● WHAT TO WORK ON
Gather all lines in the records below that include the word "with".

● PROVIDED DATA
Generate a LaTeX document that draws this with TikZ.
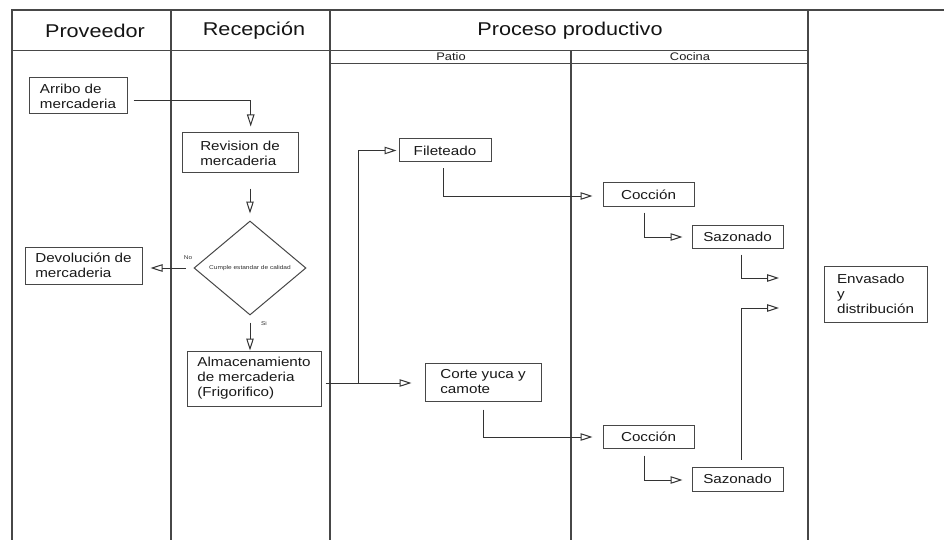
\documentclass[tikz,border=0pt]{standalone}
\usepackage{fontspec}
\setmainfont{Liberation Sans}[FakeStretch=1.17]
\usetikzlibrary{arrows.meta,shapes.geometric}
\begin{document}
\begin{tikzpicture}[x=1pt,y=-1pt,
  lane/.style={draw=black!72, line width=1.2pt},
  box/.style={draw=black!72, line width=1pt, align=left, inner sep=0pt,
    font=\fontsize{13}{15}\selectfont, text=black!90},
  arr/.style={draw=black!80, line width=1pt, -{Triangle[open,length=12pt,width=7.5pt]}},
  head/.style={font=\fontsize{18.5}{20}\selectfont, text=black!92},
  sublbl/.style={font=\fontsize{11}{12}\selectfont, text=black!88},
  tiny/.style={font=\fontsize{5.5}{6}\selectfont, text=black!80}
]
\useasboundingbox (0,0) rectangle (944,540);
\fill[white] (0,0) rectangle (944,540);
% swimlane frame
\draw[lane] (944,10) -- (12,10) -- (12,540);
\draw[lane] (12,50.5) -- (808,50.5);
\draw[lane] (171,10) -- (171,540);
\draw[lane] (330,10) -- (330,540);
\draw[lane] (808,10) -- (808,540);
\draw[lane] (330,63.3) -- (808,63.3);
\draw[lane] (571,50.5) -- (571,540);
% headers
\node[head] (hprov) at (95,30.5) {Proveedor};
\node[head] (hrec) at (254,30.5) {Recepción};
\node[head] (hproc) at (570,30.5) {Proceso productivo};
\node[sublbl] (hpatio) at (451,56.5) {Patio};
\node[sublbl] (hcocina) at (690,56.5) {Cocina};
% nodes
\node[box, minimum width=98pt, minimum height=36pt] (arribo) at (78,96) {Arribo de\\mercaderia};
\node[box, minimum width=116pt, minimum height=40pt] (rev) at (240,153) {Revision de\\mercaderia};
\node[draw=black!72, line width=1pt, diamond, minimum width=112pt, minimum height=94pt,
  inner sep=0pt, font=\fontsize{5.6}{6}\selectfont, text=black!80] (dia) at (250,268) {Cumple estandar de calidad};
\node[box, minimum width=117pt, minimum height=37pt] (dev) at (83.5,265.5) {Devolución de\\mercaderia};
\node[box, minimum width=134pt, minimum height=55pt] (alm) at (254,378.5) {Almacenamiento\\de mercaderia\\(Frigorifico)};
\node[box, minimum width=92pt, minimum height=23pt] (fil) at (445,150.5) {Fileteado};
\node[box, minimum width=116pt, minimum height=38pt] (corte) at (483,382) {Corte yuca y\\camote};
\node[box, minimum width=91pt, minimum height=23pt] (coc1) at (648.5,194.5) {Cocción};
\node[box, minimum width=91pt, minimum height=23pt] (saz1) at (737.5,236.5) {Sazonado};
\node[box, minimum width=91pt, minimum height=23pt] (coc2) at (648.5,436.5) {Cocción};
\node[box, minimum width=91pt, minimum height=24pt] (saz2) at (737.5,479) {Sazonado};
\node[box, minimum width=103pt, minimum height=56pt] (env) at (875.5,294) {Envasado\\y\\distribución};
\node[tiny] (no) at (188,258) {No};
\node[tiny] (si) at (264,324) {Si};
% free ends and junction
\coordinate (e1) at (779,278);
\coordinate (e2) at (779,308);
\coordinate (j) at (358,383);
% connectors
\draw[arr] ([shift={(6,4.7)}]arribo.east) -| ([shift={(10.7,-6)}]rev.north);
\draw[arr] ([shift={(10,15)}]rev.south) -- ([shift={(0,-7)}]dia.north);
\draw[arr] ([shift={(-8,0)}]dia.west) -- ([shift={(8,2.5)}]dev.east);
\draw[arr] ([shift={(0,7)}]dia.south) -- ([shift={(-4,0)}]alm.north);
\draw[arr] ([shift={(4,4.5)}]alm.east) -- ([shift={(-13,1)}]corte.west);
\draw[arr] (j) |- ([shift={(-2,0)}]fil.west);
\draw[arr] ([shift={(-2,6)}]fil.south) |- ([shift={(-10,1.5)}]coc1.west);
\draw[arr] ([shift={(0,8)}]corte.south) |- ([shift={(-10,0.5)}]coc2.west);
\draw[arr] ([shift={(-4.5,6)}]coc1.south) |- ([shift={(-9,0.5)}]saz1.west);
\draw[arr] ([shift={(-4.5,7)}]coc2.south) |- ([shift={(-9,1)}]saz2.west);
\draw[arr] ([shift={(3.5,6)}]saz1.south) |- (e1);
\draw[arr] ([shift={(3.5,-7)}]saz2.north) |- (e2);
\end{tikzpicture}
\end{document}
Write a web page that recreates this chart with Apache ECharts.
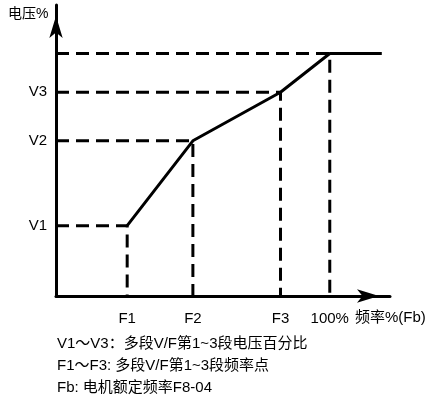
<!DOCTYPE html>
<html>
<head>
<meta charset="utf-8">
<script src="https://cdn.jsdelivr.net/npm/echarts@6/dist/echarts.min.js"></script>
<style>
  html, body { margin: 0; padding: 0; background: #fff; }
  #main { width: 428px; height: 399px; }
</style>
</head>
<body>
<div id="main"></div>
<script>
// 多段V/F曲线 数据
var freqPoints = [26, 50, 82, 100];      // F1, F2, F3, 100%
var voltPoints = [29, 64, 84, 100];      // V1, V2, V3, 100%
var freqLabels = ["F1", "F2", "F3", "100%"];
var voltLabels = ["V1", "V2", "V3"];
var freqEnd = 119;                        // 曲线延长到的频率
var notes = [
  "V1～V3：多段V/F第1~3段电压百分比",
  "F1～F3: 多段V/F第1~3段频率点",
  "Fb: 电机额定频率F8-04"
];

var FONT = "Liberation Sans, Arial, Noto Sans CJK SC";

var myChart = echarts.init(document.getElementById("main"));

// 虚线辅助线
var dashSeries = [];
for (var i = 0; i < freqPoints.length; i++) {
  dashSeries.push({
    type: "line",
    symbol: "none",
    silent: true,
    z: 2,
    lineStyle: { color: "#000", width: 3, type: [13, 7] },
    data: [[0, voltPoints[i]], [freqPoints[i], voltPoints[i]], [freqPoints[i], 0]]
  });
}

// 主曲线
var curveData = [];
for (var j = 0; j < freqPoints.length; j++) {
  curveData.push([freqPoints[j], voltPoints[j]]);
}
curveData.push([freqEnd, voltPoints[voltPoints.length - 1]]);

var graphics = [
  {
    type: "text", left: 8, top: 7,
    style: { text: "电压%", font: "14px " + FONT, fill: "#000" }
  },
  {
    type: "text", left: 355, top: 310,
    style: { text: "频率%(Fb)", font: "15px " + FONT, fill: "#000" }
  }
];
notes.forEach(function (t, k) {
  graphics.push({
    type: "text", left: 57, top: 336 + k * 22,
    style: { text: t, font: "15px " + FONT, fill: "#000" }
  });
});

myChart.setOption({
  animation: false,
  grid: { left: 56, right: 38, top: 5, bottom: 103, containLabel: false },
  xAxis: {
    type: "value",
    min: 0,
    max: 122,
    splitLine: { show: false },
    axisTick: { show: false },
    axisLine: {
      lineStyle: { color: "#000", width: 3 },
      symbol: ["none", "arrow"],
      symbolSize: [10, 22],
      symbolOffset: [0, -11]
    },
    axisLabel: {
      customValues: freqPoints,
      margin: 15,
      color: "#000",
      fontSize: 15,
      fontFamily: FONT,
      formatter: function (v) {
        var idx = freqPoints.indexOf(v);
        return idx >= 0 ? freqLabels[idx] : "";
      }
    }
  },
  yAxis: {
    type: "value",
    min: 0,
    max: 120,
    splitLine: { show: false },
    axisTick: { show: false },
    axisLine: {
      lineStyle: { color: "#000", width: 3 },
      symbol: ["none", "arrow"],
      symbolSize: [10, 22],
      symbolOffset: [0, -11]
    },
    axisLabel: {
      customValues: voltPoints.slice(0, 3),
      margin: 9,
      color: "#000",
      fontSize: 15,
      fontFamily: FONT,
      formatter: function (v) {
        var idx = voltPoints.indexOf(v);
        return idx >= 0 && idx < voltLabels.length ? voltLabels[idx] : "";
      }
    }
  },
  graphic: graphics,
  series: dashSeries.concat([
    {
      type: "line",
      symbol: "none",
      silent: true,
      z: 3,
      lineStyle: { color: "#000", width: 3 },
      data: curveData
    }
  ])
});
</script>
</body>
</html>
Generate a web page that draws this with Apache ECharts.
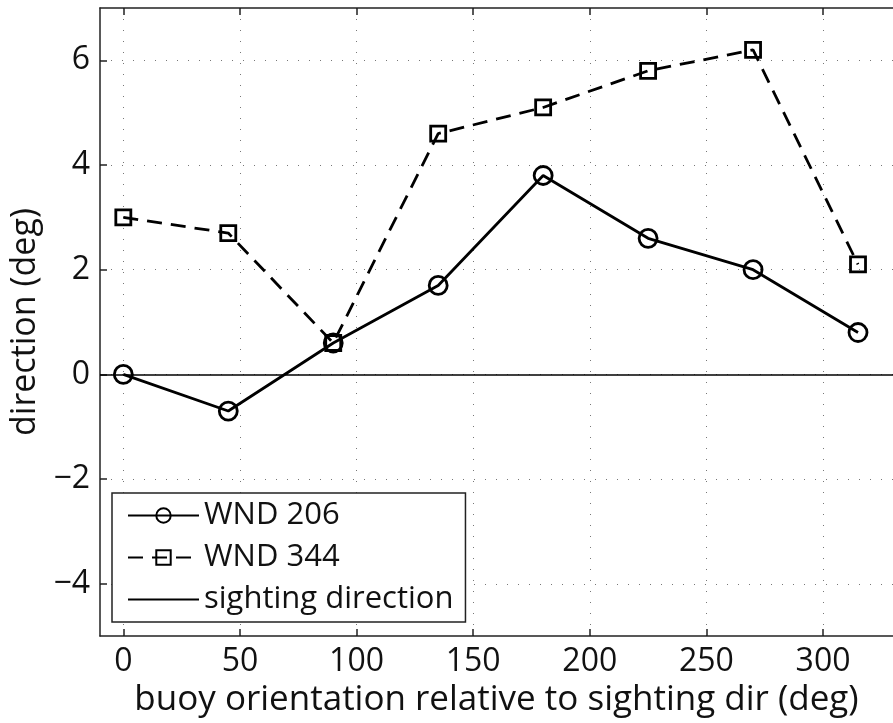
<!DOCTYPE html>
<html><head><meta charset="utf-8">
<script src="https://cdn.jsdelivr.net/npm/echarts@6/dist/echarts.min.js"></script>
<style>html,body{margin:0;padding:0;background:#fff}#c{width:893px;height:723px}</style>
</head><body><div id="c"></div>
<script>
const xValues = [0, 45, 90, 135, 180, 225, 270, 315];
const wnd206 = [0, -0.7, 0.6, 1.7, 3.8, 2.6, 2.0, 0.8];
const wnd344 = [3.0, 2.7, 0.6, 4.6, 5.1, 5.8, 6.2, 2.1];
const xTicks = [0, 50, 100, 150, 200, 250, 300];
const yTicks = [-4, -2, 0, 2, 4, 6];
const sightingValue = 0;
const seriesNames = ['WND 206', 'WND 344', 'sighting direction'];

const FONT = 'Open Sans';
const chart = echarts.init(document.getElementById('c'), null, {renderer: 'canvas'});
const fmt = v => String(v).replace('-', '\u2212');
const frame = {lineStyle: {color: '#222', width: 1.5}};
const tick = {show: true, inside: true, length: 7, lineStyle: {color: '#222', width: 1.5}};
chart.setOption({
  animation: false,
  backgroundColor: '#fff',
  grid: {left: 100, top: 8, right: -6, bottom: 86, containLabel: false},
  xAxis: [{
    type: 'value', min: -10, max: 330, position: 'bottom',
    name: 'buoy orientation relative to sighting dir (deg)', nameLocation: 'middle', nameGap: 41,
    nameTextStyle: {fontFamily: FONT, fontSize: 35, color: '#111'},
    axisLine: {show: true, onZero: false, ...frame},
    axisTick: {...tick, customValues: xTicks},
    axisLabel: {customValues: xTicks, fontFamily: FONT, fontSize: 32, color: '#111', margin: 10, formatter: fmt},
    splitLine: {show: true, lineStyle: {color: '#777', width: 1, type: [1, 10]}}
  }, {
    type: 'value', min: -10, max: 330, position: 'top',
    axisLine: {show: true, onZero: false, ...frame},
    axisTick: {...tick, customValues: xTicks},
    axisLabel: {show: false}, splitLine: {show: false}
  }],
  yAxis: [{
    type: 'value', min: -5, max: 7, position: 'left',
    name: 'direction (deg)', nameLocation: 'middle', nameGap: 54, nameRotate: 90,
    nameTextStyle: {fontFamily: FONT, fontSize: 34, color: '#111'},
    axisLine: {show: true, onZero: false, ...frame},
    axisTick: {...tick, customValues: yTicks},
    axisLabel: {customValues: yTicks, fontFamily: FONT, fontSize: 32, color: '#111', margin: 10, formatter: fmt},
    splitLine: {show: true, lineStyle: {color: '#777', width: 1, type: [1, 10]}}
  }],
  legend: {
    left: 112, top: 493, orient: 'vertical',
    data: [seriesNames[0], seriesNames[1], {name: seriesNames[2], itemStyle: {opacity: 0}}],
    backgroundColor: '#fff', borderColor: '#222', borderWidth: 1.5,
    padding: [7, 12, 7, 15], itemGap: 11, itemWidth: 71, itemHeight: 18,
    textStyle: {fontFamily: FONT, fontSize: 31, color: '#111'}
  },
  series: [{
    name: seriesNames[0], type: 'line',
    data: xValues.map((x, i) => [x, wnd206[i]]),
    symbol: 'circle', symbolSize: 18, showAllSymbol: true,
    lineStyle: {color: '#000', width: 2.8},
    itemStyle: {color: 'rgba(255,255,255,0)', borderColor: '#000', borderWidth: 2.8},
    z: 5
  }, {
    name: seriesNames[1], type: 'line',
    data: xValues.map((x, i) => [x, wnd344[i]]),
    symbol: 'rect', symbolSize: 15, showAllSymbol: true,
    lineStyle: {color: '#000', width: 2.8, type: [15, 9]},
    itemStyle: {color: 'rgba(255,255,255,0)', borderColor: '#000', borderWidth: 2.8},
    z: 4
  }, {
    name: seriesNames[2], type: 'line',
    data: [], symbol: 'none',
    lineStyle: {color: '#000', width: 1.5},
    itemStyle: {color: '#000'},
    markLine: {silent: true, symbol: 'none', label: {show: false},
      lineStyle: {color: '#000', width: 1.5, type: 'solid'},
      data: [{yAxis: sightingValue}]},
    z: 3
  }]
});
</script></body></html>
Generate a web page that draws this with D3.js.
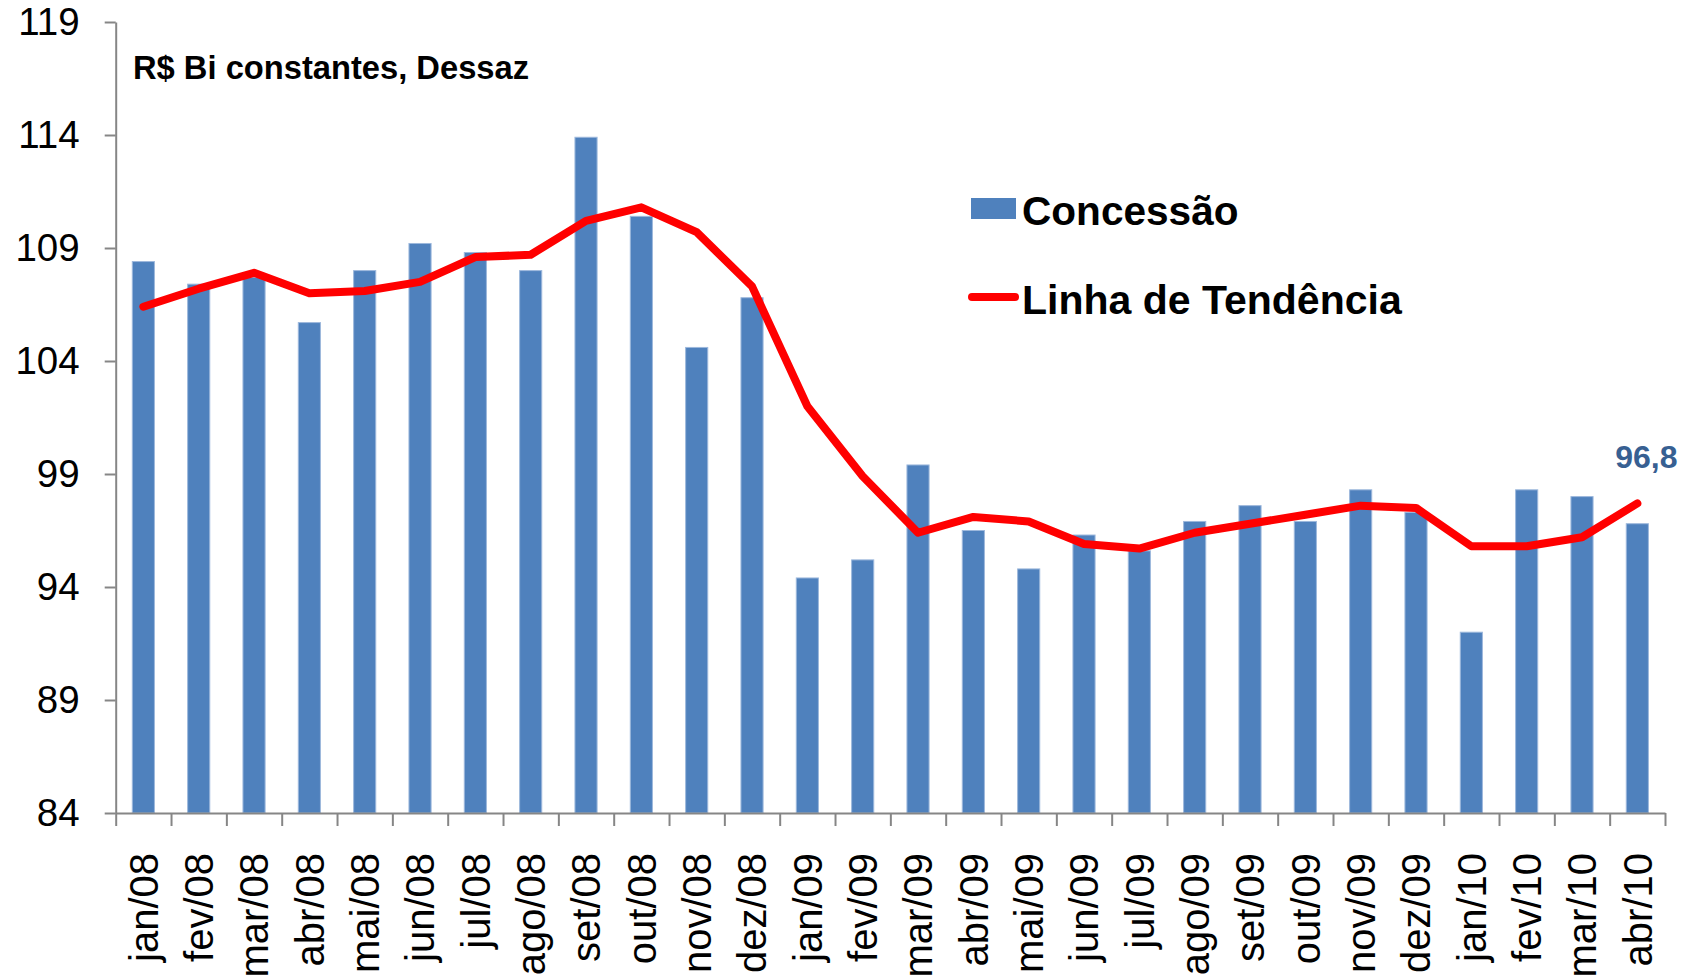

● RESULT FOR THIS EXERCISE
Generate a LaTeX document that draws this with TikZ.
Write a web page that recreates this chart with Apache ECharts.
Generate a web page that draws this with Apache ECharts.
Generate a web page that draws this with D3.js.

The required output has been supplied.